A man in a Jewish town conceived an intention to commit adultery. He approached a woman who was not his wife and arranged to meet her secretly at a set hour in a set place. The Exempla preserves the story without naming him, because the story could be told about anyone.

The woman he had approached went to his wife. She explained what the husband had planned. Together, the two women devised a quiet answer to his invitation. That night, when the man came to the arranged meeting place, the woman who arrived was his wife. She was veiled. She did not speak. He did not recognize her.

The encounter took place. He believed he had broken his marriage. He rode home the next morning burdened with guilt, the heaviness of a man who has crossed a line he cannot uncross. Over the days that followed he began the slow work of teshuvah, repentance. He could not undo what he had done, but he could begin to become a man who would not do it again.

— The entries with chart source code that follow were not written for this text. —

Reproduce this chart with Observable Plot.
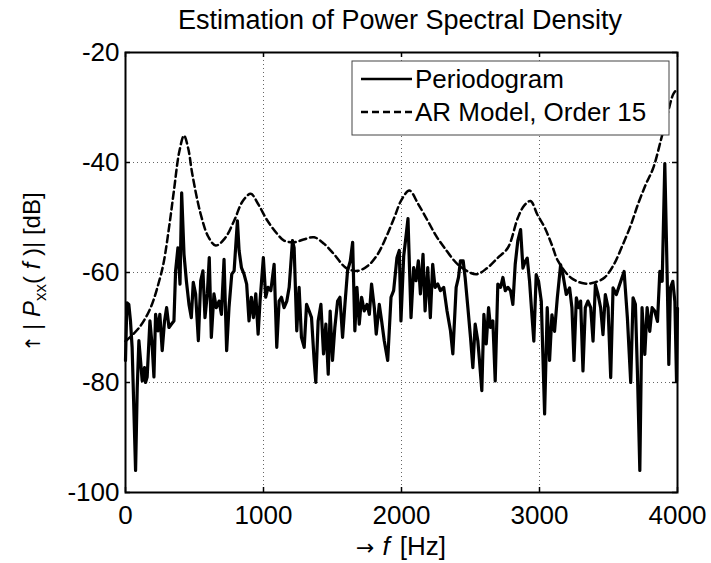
<!DOCTYPE html>
<html><head><meta charset="utf-8">
<script src="https://cdn.jsdelivr.net/npm/d3@7"></script>
<script src="https://cdn.jsdelivr.net/npm/@observablehq/plot@0.6"></script>
<style>body{margin:0;background:#fff} svg{display:block}</style>
</head><body><div id="chart"></div>
<script>
// Periodogram (frequency in Hz, level in dB)
const pgFreq = [0,10,24,36,48,73,85,97,109,121,138,145,157,177,194,206,218,235,249,266,283,298,315,332,351,363,380,395,407,424,441,460,477,491,508,528,545,561,576,593,607,622,641,658,678,695,714,733,750,770,787,811,823,840,859,878,895,912,927,944,961,975,999,1016,1033,1053,1077,1096,1113,1130,1149,1169,1186,1210,1222,1241,1258,1275,1295,1312,1331,1348,1367,1379,1396,1416,1435,1452,1469,1483,1500,1517,1537,1554,1573,1590,1609,1629,1646,1662,1677,1694,1711,1730,1750,1767,1783,1803,1817,1839,1856,1875,1900,1924,1943,1967,1984,1996,2016,2030,2047,2069,2088,2105,2122,2137,2156,2171,2190,2209,2226,2243,2263,2282,2306,2330,2355,2372,2396,2413,2427,2447,2461,2481,2500,2517,2534,2553,2565,2582,2597,2614,2631,2645,2662,2679,2698,2718,2735,2752,2771,2790,2807,2824,2843,2863,2880,2896,2911,2928,2945,2959,2976,2993,3013,3037,3056,3073,3090,3109,3129,3153,3170,3194,3218,3235,3250,3267,3284,3298,3315,3332,3351,3371,3388,3405,3424,3443,3460,3477,3497,3516,3533,3557,3581,3613,3637,3661,3678,3695,3710,3727,3743,3763,3780,3799,3816,3835,3855,3872,3889,3908,3925,3937,3949,3966,3981,3993,4000];
const pgDb = [-76,-65.5,-65.8,-68.8,-73.6,-96,-81,-72.4,-76,-79.7,-77.3,-80,-79,-68.8,-73.6,-79,-67.6,-70.6,-67.6,-74.2,-68.8,-66.4,-70,-69.4,-68.8,-59.7,-55.5,-62.1,-45.5,-56.7,-61.5,-65.8,-68.2,-61.8,-63.9,-72.4,-61.5,-59.7,-68.2,-63.9,-57.3,-71.8,-63.9,-66.4,-65.2,-67.6,-57.6,-74.2,-66.4,-60.3,-59.7,-50.6,-56,-59.1,-60.3,-62.1,-68.8,-64.5,-68.2,-63.9,-71.2,-65.2,-57.3,-64.5,-62.7,-63.3,-58.5,-73.6,-65.2,-64.5,-66.4,-65.2,-62.7,-54.2,-55.5,-70.6,-62.7,-71.8,-73.6,-65.8,-67,-68.2,-76,-80,-68.8,-65.8,-74.8,-69.4,-78.5,-67,-76,-70,-65.2,-64.5,-71.8,-65.8,-59.7,-57.9,-54.5,-70.6,-62.7,-69.4,-64.5,-67,-65.8,-67.6,-62.1,-66.4,-71.2,-65.8,-68.8,-72.4,-76,-64.5,-63.3,-57.3,-56,-68.8,-57,-54,-50.2,-68.2,-59.1,-61.5,-57.9,-63.9,-56.7,-67,-59.1,-68.2,-58.5,-62.7,-62.1,-63.3,-62.7,-67,-70.6,-74.8,-62.7,-60.9,-57.9,-57.9,-60.9,-66.4,-71.8,-77.3,-69.4,-72.4,-76,-81.5,-67.6,-73,-66.4,-70,-68.8,-79.7,-62.1,-62.7,-60.9,-63.3,-62.7,-63.3,-65.8,-58.5,-54.2,-52.2,-59.2,-58,-57.4,-61.6,-67.7,-72.5,-60.4,-61.6,-65.2,-85.7,-66.4,-76,-67.7,-70.7,-64.6,-58.6,-60.4,-64,-62.8,-66.4,-76,-64.6,-66.4,-65.2,-77.9,-66.4,-65.2,-66.4,-72.5,-62.2,-64,-66.4,-71.3,-64,-66.4,-79.1,-62.8,-64,-62.2,-59.8,-68.3,-80,-64.6,-65.8,-78.5,-96,-66.4,-74.9,-66.4,-70.7,-66.4,-67,-68.9,-59.8,-61.6,-40.2,-60.4,-76.7,-62.8,-61.6,-65.3,-79.8,-66.5];

// AR model, order 15 (frequency in Hz, level in dB)
const arFreq = [0,100,182,250,278,320,351,390,424,455,484,545,600,653,720,787,850,908,960,1029,1100,1149,1222,1290,1367,1440,1512,1600,1682,1760,1827,1890,1948,2000,2057,2120,2190,2250,2311,2420,2541,2620,2699,2771,2844,2890,2935,2985,3037,3090,3134,3230,3327,3400,3472,3540,3594,3660,3715,3770,3824,3884,3930,3969,4000];
const arDb = [-72.5,-70,-66.4,-61,-58,-51,-45.1,-38,-35.1,-37.5,-42.1,-49.4,-53.5,-55.1,-53.8,-50.6,-47,-45.7,-47.5,-50.6,-53,-54.2,-54.5,-54,-53.6,-54.8,-56.7,-59.2,-59.7,-58.7,-56.7,-53.5,-50,-46.8,-45.1,-47.5,-50.6,-53.3,-55.5,-58.8,-60.3,-59.2,-57.3,-55.5,-50,-47.8,-47,-49.5,-51.8,-55,-57.9,-61,-62,-61.8,-60.9,-58.5,-55.5,-51.5,-47.5,-44,-41,-35.5,-31,-27.6,-26.5];

const xTicks = [0, 1000, 2000, 3000, 4000];
const yTicks = [-100, -80, -60, -40, -20];
const titleText = "Estimation of Power Spectral Density";
const legendLabels = ["Periodogram", "AR Model, Order 15"];

const periodogram = pgFreq.map((f, i) => ({f, db: pgDb[i]}));
const ar = arFreq.map((f, i) => ({f, db: arDb[i]}));

const W = 711, H = 563, mL = 125, mR = 34, mT = 52, mB = 71;
const fw = W - mL - mR, fh = H - mT - mB;
const font = "'Liberation Sans', Arial, Helvetica, sans-serif";
const fs = 26;
const gridStyle = {stroke: "#000", strokeOpacity: 0.6, strokeDasharray: "1,3", strokeWidth: 1};
const tickStyle = {stroke: "#000", strokeWidth: 1.5};
const fmt = d => String(d);

const chart = Plot.plot({
  width: W, height: H,
  marginLeft: mL, marginRight: mR, marginTop: mT, marginBottom: mB,
  style: {fontFamily: font, background: "#fff", color: "#000"},
  x: {domain: [0, 4000]},
  y: {domain: [-100, -20]},
  marks: [
    Plot.gridX(xTicks, gridStyle),
    Plot.gridY(yTicks, gridStyle),
    Plot.line(periodogram, {x: "f", y: "db", stroke: "#000", strokeWidth: 3.2}),
    Plot.line(ar, {x: "f", y: "db", stroke: "#000", strokeWidth: 2.5, strokeDasharray: "7,4", curve: "catmull-rom"}),
    Plot.ruleX(xTicks, {insetTop: fh - 5, ...tickStyle}),
    Plot.ruleX(xTicks, {insetBottom: fh - 5, ...tickStyle}),
    Plot.ruleY(yTicks, {insetRight: fw - 5, ...tickStyle}),
    Plot.ruleY(yTicks, {insetLeft: fw - 5, ...tickStyle}),
    Plot.frame({stroke: "#000", strokeWidth: 2}),
    Plot.axisX(xTicks, {anchor: "bottom", tickSize: 0, tickPadding: 13, fontSize: fs, label: null, tickFormat: fmt}),
    Plot.axisY(yTicks, {anchor: "left", tickSize: 0, tickPadding: 6, fontSize: fs, label: null, tickFormat: fmt})
  ]
});
document.getElementById("chart").appendChild(chart);

const svg = d3.select(chart);
// Title
svg.append("text").attr("x", 400).attr("y", 29).attr("text-anchor", "middle")
  .attr("font-size", 27).attr("fill", "#000").text(titleText);

// X label
const xl = svg.append("text").attr("x", 401).attr("y", 555).attr("text-anchor", "middle")
  .attr("font-size", fs).attr("fill", "#000");
xl.append("tspan").attr("font-family", "'DejaVu Sans', sans-serif").attr("font-size", 22).text("\u2192");
xl.append("tspan").attr("font-style", "italic").attr("dx", 8).text("f");
xl.append("tspan").attr("dx", 10).text("[Hz]");

// Y label
const yfs = 24;
const yl = svg.append("text").attr("transform", `translate(40,${mT + fh / 2}) rotate(-90)`)
  .attr("text-anchor", "middle").attr("font-size", yfs).attr("fill", "#000");
yl.append("tspan").attr("font-family", "'DejaVu Sans', sans-serif").attr("font-size", 20).text("\u2191");
yl.append("tspan").attr("dx", 5).text("| ");
yl.append("tspan").attr("font-style", "italic").text("P");
yl.append("tspan").attr("font-size", 17).attr("dy", 6).text("xx");
yl.append("tspan").attr("dy", -6).text("( ");
yl.append("tspan").attr("font-style", "italic").text("f");
yl.append("tspan").text(" )| [dB]");

// Legend
const lg = svg.append("g");
lg.append("rect").attr("x", 352).attr("y", 61).attr("width", 317).attr("height", 74)
  .attr("fill", "#fff").attr("stroke", "#444").attr("stroke-width", 1);
const rows = [79, 112];
const dashes = [null, "7,4"];
legendLabels.forEach((t, i) => {
  lg.append("line").attr("x1", 361).attr("x2", 412).attr("y1", rows[i]).attr("y2", rows[i])
    .attr("stroke", "#000").attr("stroke-width", 2.5).attr("stroke-dasharray", dashes[i]);
  lg.append("text").attr("x", 415).attr("y", rows[i] + 9).attr("font-size", fs)
    .attr("text-anchor", "start").attr("fill", "#000").text(t);
});
</script>
</body></html>
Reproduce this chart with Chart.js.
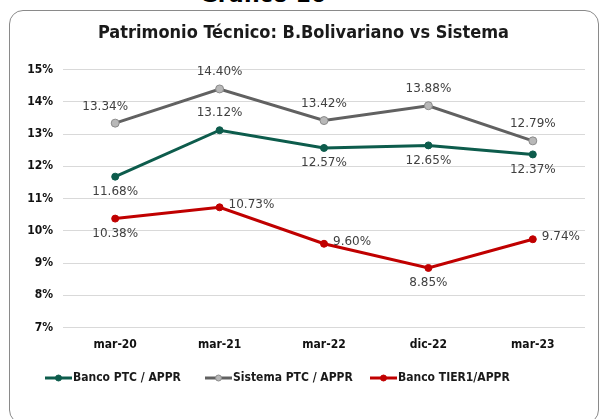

At last he confessed to his wife. He told her that he had sinned with another woman, and he asked how he could ever make it right. His wife looked at him and delivered the line that has traveled through the Jewish moral tradition. "You drank from your own cup."

The man had intended adultery, and adultery in his heart had been committed. The rabbis preserve the story to show how seriously the tradition takes the gap between intent and act. The cup his hand reached for was a cup he was not permitted to lift, even though the wine inside it was his own. The lesson is that the wrong lies not only in the drink, but in the reach.